American fabless semiconductor company

Cavium, Inc. was a fabless semiconductor company based in San Jose, California, specializing in ARM-based and MIPS-based network, video and security processors and SoCs. The company was co-founded in 2000 by Syed B. Ali and M. Raghib Hussain, who were introduced to each other by a Silicon Valley entrepreneur. Cavium offers processor- and board-level products targeting routers, switches, appliances, storage and servers.

The company went public in May 2007 with about 175 employees. As of 2011, following numerous acquisitions, it had about 850 employees worldwide, of whom about 250 were located at company headquarters in San Jose.

Cavium was acquired by Marvell Technology Group on July 6, 2018.

==History==

===Name change===
On June 17, 2011, Cavium Networks, Inc. changed its name to Cavium, Inc.
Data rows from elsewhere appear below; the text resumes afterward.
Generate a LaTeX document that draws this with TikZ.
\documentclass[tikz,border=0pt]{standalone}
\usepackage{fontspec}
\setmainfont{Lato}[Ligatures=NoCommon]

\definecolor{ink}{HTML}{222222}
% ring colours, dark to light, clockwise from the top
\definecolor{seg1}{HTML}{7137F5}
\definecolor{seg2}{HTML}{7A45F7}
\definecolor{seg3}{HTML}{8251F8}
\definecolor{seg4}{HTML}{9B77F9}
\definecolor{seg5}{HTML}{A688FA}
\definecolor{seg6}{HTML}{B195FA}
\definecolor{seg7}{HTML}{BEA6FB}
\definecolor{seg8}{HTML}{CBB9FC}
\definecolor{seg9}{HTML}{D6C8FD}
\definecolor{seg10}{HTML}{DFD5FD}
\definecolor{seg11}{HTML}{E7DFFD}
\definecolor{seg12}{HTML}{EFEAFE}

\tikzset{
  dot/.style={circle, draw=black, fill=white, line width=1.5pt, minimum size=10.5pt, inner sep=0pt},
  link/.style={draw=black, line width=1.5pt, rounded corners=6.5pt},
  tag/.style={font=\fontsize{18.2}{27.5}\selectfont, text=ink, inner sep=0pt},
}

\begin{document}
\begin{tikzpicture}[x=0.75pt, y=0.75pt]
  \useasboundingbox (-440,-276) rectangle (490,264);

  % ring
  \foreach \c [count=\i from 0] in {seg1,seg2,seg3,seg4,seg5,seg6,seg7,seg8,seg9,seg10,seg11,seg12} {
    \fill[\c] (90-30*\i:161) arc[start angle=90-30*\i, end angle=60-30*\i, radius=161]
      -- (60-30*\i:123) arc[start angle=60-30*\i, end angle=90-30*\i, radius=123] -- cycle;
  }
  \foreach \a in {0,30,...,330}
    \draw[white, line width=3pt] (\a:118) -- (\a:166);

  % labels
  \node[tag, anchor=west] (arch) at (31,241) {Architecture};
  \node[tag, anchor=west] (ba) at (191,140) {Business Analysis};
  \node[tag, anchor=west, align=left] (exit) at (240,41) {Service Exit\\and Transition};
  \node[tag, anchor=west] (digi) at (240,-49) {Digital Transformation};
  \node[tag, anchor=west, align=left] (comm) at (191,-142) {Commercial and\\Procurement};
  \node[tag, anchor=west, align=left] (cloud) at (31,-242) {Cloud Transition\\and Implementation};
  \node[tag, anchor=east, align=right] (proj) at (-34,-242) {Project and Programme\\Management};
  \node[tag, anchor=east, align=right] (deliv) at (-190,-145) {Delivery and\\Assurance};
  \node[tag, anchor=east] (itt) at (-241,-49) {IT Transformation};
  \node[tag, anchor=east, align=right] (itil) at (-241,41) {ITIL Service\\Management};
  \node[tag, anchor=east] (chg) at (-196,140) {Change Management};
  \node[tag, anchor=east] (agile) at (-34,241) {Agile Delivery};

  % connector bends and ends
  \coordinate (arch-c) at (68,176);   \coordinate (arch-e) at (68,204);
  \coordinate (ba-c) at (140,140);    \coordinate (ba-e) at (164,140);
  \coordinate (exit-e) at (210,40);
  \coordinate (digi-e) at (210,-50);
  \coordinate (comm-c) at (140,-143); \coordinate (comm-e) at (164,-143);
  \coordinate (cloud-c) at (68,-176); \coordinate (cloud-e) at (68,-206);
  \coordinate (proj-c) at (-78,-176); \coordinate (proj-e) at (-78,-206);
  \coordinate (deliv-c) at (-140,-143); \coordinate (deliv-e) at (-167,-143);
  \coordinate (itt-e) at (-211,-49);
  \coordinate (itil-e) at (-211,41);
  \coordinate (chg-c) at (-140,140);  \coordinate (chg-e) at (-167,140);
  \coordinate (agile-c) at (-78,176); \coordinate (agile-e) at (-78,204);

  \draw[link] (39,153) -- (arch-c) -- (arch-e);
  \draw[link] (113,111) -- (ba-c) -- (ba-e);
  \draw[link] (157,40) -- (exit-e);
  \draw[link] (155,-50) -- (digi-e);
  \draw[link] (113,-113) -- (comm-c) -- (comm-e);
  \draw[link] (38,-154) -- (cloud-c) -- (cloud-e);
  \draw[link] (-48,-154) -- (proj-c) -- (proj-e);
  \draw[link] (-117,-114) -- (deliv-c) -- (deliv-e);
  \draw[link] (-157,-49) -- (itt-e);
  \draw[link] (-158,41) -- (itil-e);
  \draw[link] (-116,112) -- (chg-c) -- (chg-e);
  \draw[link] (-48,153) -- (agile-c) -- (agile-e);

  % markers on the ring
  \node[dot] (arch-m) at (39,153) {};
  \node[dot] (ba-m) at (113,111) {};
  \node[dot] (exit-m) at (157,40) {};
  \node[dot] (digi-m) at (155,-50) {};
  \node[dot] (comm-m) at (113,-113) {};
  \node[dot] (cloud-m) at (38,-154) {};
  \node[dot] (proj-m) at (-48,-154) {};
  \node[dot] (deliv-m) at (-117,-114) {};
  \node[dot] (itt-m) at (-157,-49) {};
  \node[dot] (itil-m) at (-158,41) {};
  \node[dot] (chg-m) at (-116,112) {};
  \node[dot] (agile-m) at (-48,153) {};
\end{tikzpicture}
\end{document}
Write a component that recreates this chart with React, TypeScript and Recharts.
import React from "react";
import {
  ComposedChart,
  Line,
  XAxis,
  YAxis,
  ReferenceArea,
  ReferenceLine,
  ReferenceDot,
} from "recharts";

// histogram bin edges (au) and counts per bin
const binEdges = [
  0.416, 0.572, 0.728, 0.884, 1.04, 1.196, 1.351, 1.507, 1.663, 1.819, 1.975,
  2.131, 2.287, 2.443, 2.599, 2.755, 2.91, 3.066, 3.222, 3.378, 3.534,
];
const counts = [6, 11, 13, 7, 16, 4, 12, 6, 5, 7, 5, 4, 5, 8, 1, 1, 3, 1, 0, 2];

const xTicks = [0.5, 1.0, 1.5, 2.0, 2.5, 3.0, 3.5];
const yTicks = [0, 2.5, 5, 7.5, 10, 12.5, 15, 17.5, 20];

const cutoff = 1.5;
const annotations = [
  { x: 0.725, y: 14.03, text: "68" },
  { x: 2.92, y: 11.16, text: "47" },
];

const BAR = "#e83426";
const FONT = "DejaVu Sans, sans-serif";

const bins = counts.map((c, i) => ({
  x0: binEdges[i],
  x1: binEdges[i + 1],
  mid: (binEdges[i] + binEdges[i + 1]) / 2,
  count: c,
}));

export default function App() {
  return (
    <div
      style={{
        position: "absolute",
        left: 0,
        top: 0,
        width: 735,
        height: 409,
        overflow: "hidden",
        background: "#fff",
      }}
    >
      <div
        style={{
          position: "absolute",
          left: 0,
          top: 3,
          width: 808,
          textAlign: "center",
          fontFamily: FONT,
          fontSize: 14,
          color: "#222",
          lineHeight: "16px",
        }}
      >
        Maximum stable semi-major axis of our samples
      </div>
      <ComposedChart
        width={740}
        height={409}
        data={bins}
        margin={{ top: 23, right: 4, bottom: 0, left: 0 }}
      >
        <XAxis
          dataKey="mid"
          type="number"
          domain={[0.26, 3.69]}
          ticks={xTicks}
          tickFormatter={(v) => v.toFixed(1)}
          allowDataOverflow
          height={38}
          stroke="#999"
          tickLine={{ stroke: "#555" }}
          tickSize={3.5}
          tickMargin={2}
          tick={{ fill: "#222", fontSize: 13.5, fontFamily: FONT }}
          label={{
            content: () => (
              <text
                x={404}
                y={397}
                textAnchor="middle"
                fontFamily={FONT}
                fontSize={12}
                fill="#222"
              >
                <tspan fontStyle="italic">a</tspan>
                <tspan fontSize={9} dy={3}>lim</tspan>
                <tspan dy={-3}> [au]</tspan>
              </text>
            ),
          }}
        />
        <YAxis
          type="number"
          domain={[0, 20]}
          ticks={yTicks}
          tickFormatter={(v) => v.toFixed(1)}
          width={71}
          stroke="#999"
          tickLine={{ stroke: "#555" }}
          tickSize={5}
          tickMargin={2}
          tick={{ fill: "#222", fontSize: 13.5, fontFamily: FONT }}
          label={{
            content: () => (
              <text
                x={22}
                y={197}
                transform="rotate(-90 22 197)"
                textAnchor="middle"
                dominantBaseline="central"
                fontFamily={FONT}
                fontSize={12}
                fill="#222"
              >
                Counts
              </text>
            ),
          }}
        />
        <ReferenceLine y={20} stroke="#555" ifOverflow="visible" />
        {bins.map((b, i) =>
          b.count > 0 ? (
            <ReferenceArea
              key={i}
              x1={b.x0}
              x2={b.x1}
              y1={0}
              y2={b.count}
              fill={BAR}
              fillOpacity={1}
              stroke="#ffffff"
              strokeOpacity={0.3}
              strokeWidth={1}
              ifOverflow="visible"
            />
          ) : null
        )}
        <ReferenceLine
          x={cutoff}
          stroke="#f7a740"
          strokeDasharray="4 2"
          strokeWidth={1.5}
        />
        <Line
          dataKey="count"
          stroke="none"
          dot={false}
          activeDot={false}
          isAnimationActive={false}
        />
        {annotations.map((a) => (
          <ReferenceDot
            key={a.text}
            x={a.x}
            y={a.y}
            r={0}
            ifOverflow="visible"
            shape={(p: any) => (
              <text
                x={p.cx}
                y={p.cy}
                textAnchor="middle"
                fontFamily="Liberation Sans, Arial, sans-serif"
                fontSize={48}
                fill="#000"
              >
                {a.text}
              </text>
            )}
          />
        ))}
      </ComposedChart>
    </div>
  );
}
===Acquisitions by Cavium===

| Date | Acquired company | Historical product line |
|---|---|---|
| August 2008 | Star Semiconductor | ARM-based systems-on-chip processors |
| December 2008 | W&W Communications | Video compression software and hardware |
| December 2009 | MontaVista Software | Carrier Grade Linux compliant Linux & embedded systems |
| January 2011 | Celestial Semiconductor | SoCs for digital media applications, including satellite, cable, and Internet TV |
| February 2011 | Wavesat Telecommunications | Semiconductor solutions for carrier and mobile device manufacturers^{[citation needed]} |
| July 2014 | Xpliant, Inc. | Switching and SDN Specialist |
| June 2016 | QLogic, Inc. | Ethernet and Storage Specialist |

===Acquisition of Cavium===
In November 2017, Cavium's board of directors agreed to the company's purchase by Marvell Technology Group for $6 billion in cash and stock. The merger was finalized on July 6, 2018.

== Products ==
Cavium began selling security processors in late 2001 with the Nitrox line. The processor had support for features like IPsec, SSL, intrusion-detection services as well as VPNs. In 2004 the company launched the Octeon processor, which was using a 64-bit MIPS instruction set. At launch Cavium offered Octeon processors with two, four eight or sixteen cores. In 2012, the company announced a 1-48 core MIPS-processor from the Octeon-line. In 2014, the company announced the ThunderX, a 48 core server SoC based on the ARMv8 architecture. Cavium also offered ethernet switches that were produced in cooperation with Xpliant since 2014.